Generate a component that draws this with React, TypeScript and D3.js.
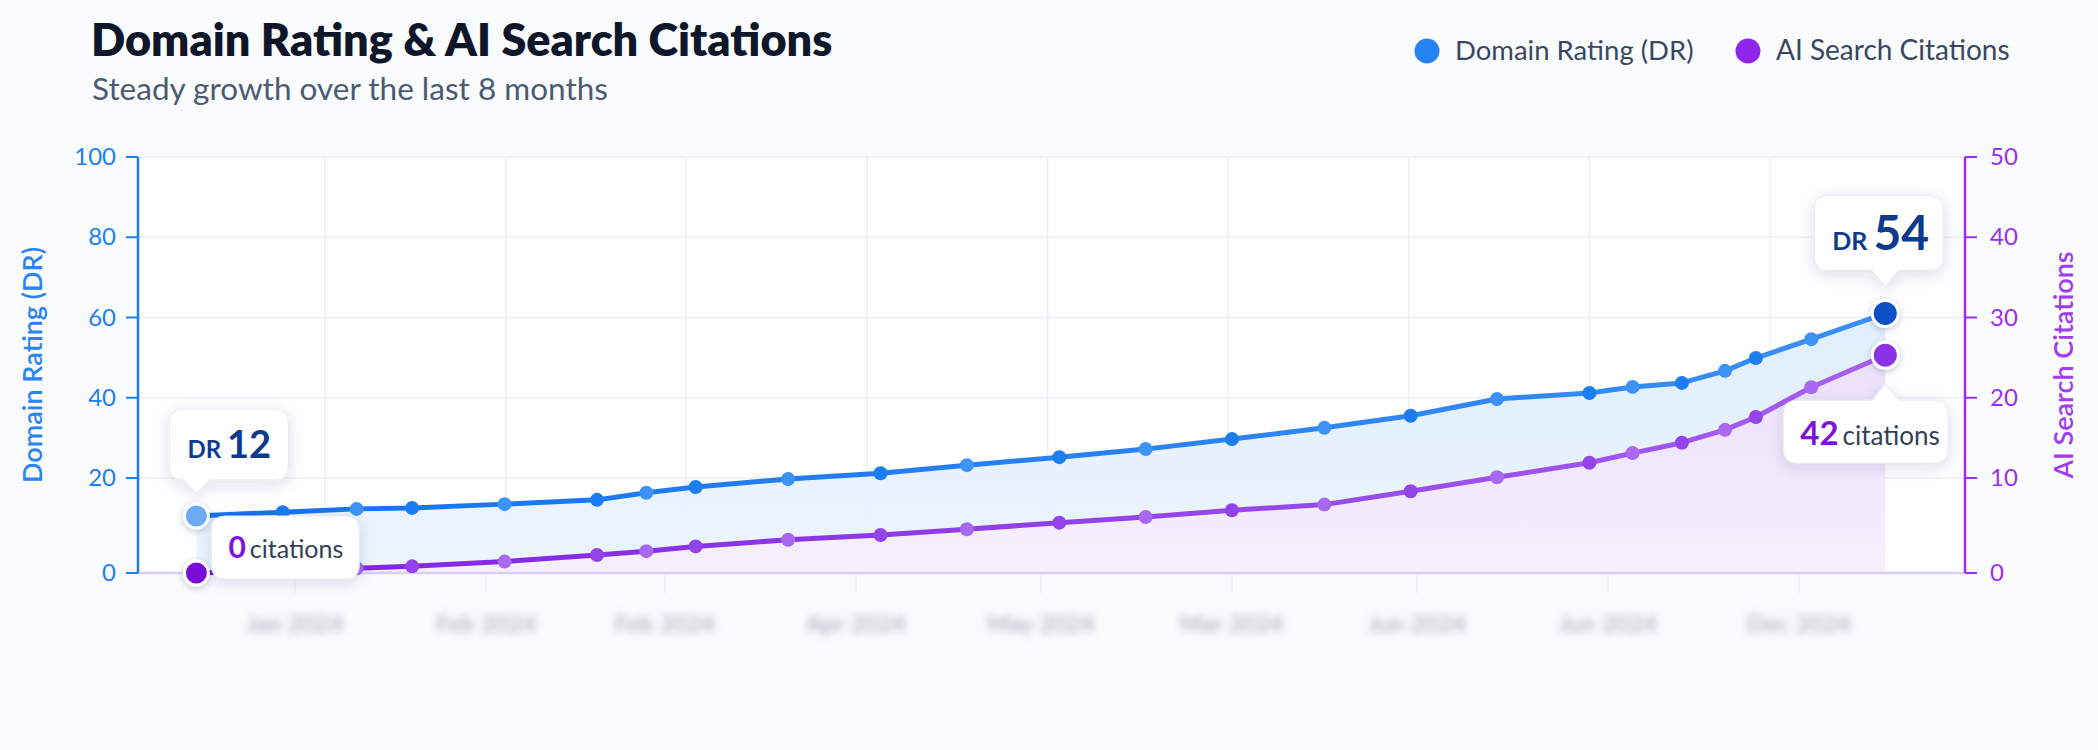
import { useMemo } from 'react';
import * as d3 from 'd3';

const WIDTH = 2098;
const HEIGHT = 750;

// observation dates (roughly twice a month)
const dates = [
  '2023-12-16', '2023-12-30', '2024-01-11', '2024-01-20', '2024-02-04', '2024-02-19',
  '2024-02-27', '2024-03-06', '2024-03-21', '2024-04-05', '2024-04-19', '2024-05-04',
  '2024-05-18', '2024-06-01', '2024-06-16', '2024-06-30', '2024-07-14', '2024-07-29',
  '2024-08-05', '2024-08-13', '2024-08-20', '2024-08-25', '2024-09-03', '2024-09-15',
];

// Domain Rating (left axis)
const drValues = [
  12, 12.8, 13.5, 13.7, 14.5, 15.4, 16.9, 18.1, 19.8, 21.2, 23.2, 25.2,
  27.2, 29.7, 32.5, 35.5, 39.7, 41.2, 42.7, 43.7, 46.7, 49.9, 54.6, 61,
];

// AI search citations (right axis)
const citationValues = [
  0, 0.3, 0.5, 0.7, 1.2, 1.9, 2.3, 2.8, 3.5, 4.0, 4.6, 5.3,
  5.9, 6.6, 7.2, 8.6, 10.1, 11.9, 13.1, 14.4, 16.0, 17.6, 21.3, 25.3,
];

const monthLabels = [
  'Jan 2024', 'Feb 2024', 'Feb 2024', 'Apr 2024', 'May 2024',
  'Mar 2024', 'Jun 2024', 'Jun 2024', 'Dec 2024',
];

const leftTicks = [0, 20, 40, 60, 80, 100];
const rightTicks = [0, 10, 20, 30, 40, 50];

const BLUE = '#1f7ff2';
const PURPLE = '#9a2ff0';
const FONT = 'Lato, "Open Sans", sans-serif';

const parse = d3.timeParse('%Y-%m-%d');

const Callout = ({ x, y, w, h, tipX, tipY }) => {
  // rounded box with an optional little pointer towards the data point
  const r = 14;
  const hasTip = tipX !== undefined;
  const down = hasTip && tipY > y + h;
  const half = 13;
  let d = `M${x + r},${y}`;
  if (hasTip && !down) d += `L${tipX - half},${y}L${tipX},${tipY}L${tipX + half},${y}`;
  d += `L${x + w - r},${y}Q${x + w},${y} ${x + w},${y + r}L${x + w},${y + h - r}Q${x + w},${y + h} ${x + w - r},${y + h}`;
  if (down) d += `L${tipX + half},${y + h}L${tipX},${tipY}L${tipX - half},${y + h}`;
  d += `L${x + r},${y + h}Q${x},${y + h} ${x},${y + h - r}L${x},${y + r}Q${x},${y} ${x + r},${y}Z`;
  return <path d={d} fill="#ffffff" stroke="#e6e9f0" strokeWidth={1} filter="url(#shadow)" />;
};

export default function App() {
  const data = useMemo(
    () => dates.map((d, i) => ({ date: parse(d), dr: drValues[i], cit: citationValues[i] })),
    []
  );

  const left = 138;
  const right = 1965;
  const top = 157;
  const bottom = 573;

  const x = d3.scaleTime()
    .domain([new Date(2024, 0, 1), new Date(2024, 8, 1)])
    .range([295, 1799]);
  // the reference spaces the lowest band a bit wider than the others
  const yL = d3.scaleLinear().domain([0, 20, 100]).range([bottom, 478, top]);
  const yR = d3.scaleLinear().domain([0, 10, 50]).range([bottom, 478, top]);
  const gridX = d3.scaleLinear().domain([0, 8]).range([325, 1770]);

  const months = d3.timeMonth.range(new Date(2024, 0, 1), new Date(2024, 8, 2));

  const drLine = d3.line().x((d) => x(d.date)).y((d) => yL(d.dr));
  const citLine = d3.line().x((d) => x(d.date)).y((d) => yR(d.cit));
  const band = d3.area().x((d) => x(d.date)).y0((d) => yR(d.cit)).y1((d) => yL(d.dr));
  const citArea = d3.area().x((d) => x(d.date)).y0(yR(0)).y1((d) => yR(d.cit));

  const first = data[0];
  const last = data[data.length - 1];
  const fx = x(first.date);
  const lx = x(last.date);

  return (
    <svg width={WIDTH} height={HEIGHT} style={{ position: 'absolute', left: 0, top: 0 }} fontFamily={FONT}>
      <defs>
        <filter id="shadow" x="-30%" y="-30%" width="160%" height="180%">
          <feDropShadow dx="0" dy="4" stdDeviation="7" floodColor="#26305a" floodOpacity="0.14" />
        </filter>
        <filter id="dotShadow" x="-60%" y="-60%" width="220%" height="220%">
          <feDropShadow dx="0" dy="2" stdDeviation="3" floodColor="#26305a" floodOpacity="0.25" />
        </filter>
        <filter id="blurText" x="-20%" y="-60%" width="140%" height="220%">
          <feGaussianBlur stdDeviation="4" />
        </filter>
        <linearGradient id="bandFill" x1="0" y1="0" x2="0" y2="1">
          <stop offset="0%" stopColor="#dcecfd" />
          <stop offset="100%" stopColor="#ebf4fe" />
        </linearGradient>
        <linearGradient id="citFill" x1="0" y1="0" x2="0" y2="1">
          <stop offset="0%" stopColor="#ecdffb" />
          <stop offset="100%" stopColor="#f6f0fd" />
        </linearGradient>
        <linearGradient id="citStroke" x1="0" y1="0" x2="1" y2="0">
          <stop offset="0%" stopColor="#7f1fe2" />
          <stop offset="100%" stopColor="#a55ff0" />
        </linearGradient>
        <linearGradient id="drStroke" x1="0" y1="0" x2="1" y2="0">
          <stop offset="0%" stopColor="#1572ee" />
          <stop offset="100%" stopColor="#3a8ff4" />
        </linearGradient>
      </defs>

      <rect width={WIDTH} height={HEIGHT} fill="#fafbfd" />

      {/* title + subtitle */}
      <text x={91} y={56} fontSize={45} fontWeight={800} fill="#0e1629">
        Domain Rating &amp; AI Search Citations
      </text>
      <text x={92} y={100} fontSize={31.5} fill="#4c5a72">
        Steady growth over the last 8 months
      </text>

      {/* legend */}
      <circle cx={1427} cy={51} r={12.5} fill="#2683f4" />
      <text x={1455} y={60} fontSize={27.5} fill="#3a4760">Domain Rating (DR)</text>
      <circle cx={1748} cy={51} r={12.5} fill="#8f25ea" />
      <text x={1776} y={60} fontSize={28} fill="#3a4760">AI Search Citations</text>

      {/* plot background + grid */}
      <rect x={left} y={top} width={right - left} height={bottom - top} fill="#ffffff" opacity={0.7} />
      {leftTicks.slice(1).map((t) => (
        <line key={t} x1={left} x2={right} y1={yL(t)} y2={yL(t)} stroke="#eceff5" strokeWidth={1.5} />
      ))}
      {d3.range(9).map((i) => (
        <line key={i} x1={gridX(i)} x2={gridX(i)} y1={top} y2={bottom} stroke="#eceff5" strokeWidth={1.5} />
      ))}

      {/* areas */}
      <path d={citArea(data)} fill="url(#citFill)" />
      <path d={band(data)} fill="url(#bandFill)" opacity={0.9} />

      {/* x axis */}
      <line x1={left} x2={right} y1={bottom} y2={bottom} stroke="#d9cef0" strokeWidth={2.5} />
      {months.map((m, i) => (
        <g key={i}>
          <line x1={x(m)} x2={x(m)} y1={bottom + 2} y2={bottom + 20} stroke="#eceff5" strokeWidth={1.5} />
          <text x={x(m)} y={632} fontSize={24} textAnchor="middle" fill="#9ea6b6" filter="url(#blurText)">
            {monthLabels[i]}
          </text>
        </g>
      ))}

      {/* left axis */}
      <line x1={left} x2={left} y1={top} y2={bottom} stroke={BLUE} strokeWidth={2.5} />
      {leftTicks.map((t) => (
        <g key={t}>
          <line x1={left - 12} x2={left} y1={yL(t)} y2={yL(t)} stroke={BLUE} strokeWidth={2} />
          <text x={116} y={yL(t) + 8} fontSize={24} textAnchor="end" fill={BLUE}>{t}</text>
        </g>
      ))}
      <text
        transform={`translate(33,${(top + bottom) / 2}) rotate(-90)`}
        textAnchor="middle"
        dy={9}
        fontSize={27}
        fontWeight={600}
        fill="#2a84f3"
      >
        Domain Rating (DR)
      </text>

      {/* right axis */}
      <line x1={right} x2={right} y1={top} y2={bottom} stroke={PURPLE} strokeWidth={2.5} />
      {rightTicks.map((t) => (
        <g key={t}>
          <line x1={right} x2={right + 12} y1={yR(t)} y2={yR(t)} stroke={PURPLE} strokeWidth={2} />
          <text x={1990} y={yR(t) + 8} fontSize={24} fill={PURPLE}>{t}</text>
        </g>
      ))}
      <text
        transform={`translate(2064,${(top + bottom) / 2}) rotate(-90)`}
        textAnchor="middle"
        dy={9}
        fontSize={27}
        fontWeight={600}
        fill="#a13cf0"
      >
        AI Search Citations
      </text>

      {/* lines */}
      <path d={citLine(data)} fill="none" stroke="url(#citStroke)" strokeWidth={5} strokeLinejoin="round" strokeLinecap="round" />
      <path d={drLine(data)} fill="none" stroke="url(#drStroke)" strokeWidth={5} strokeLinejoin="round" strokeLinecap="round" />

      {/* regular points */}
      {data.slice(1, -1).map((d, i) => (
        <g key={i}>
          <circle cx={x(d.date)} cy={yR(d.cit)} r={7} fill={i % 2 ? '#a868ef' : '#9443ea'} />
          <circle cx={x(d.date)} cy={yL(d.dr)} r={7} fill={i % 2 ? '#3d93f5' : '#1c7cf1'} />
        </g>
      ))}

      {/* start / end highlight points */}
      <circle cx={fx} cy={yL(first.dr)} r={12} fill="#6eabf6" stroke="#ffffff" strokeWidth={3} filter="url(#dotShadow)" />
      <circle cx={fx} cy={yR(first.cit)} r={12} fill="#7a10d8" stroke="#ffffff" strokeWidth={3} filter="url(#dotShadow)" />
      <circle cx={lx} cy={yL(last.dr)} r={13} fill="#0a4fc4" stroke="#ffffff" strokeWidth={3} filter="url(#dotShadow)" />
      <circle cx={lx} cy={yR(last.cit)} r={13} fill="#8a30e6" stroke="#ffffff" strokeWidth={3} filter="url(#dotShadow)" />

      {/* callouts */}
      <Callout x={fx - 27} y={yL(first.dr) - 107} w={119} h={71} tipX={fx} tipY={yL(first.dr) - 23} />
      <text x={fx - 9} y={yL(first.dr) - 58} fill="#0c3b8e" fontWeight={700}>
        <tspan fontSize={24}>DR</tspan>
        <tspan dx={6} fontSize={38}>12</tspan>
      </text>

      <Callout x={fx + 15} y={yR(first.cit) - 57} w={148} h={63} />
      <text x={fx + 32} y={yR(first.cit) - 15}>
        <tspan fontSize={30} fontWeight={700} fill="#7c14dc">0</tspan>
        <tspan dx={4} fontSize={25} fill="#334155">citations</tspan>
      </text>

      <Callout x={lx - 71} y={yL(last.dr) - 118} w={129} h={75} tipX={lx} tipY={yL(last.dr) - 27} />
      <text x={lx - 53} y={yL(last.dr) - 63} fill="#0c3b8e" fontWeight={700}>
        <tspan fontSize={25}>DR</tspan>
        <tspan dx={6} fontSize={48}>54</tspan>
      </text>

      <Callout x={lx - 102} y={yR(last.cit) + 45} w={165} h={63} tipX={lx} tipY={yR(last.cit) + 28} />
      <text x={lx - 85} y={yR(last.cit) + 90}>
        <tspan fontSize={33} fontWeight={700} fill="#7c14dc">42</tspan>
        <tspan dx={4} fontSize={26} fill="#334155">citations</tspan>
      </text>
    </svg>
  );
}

• **Aim**
Which lines hold the word "with"? Copy all of them.

• **Expected output**
Generate a component that draws this with React, TypeScript and D3.js.
  // rounded box with an optional little pointer towards the data point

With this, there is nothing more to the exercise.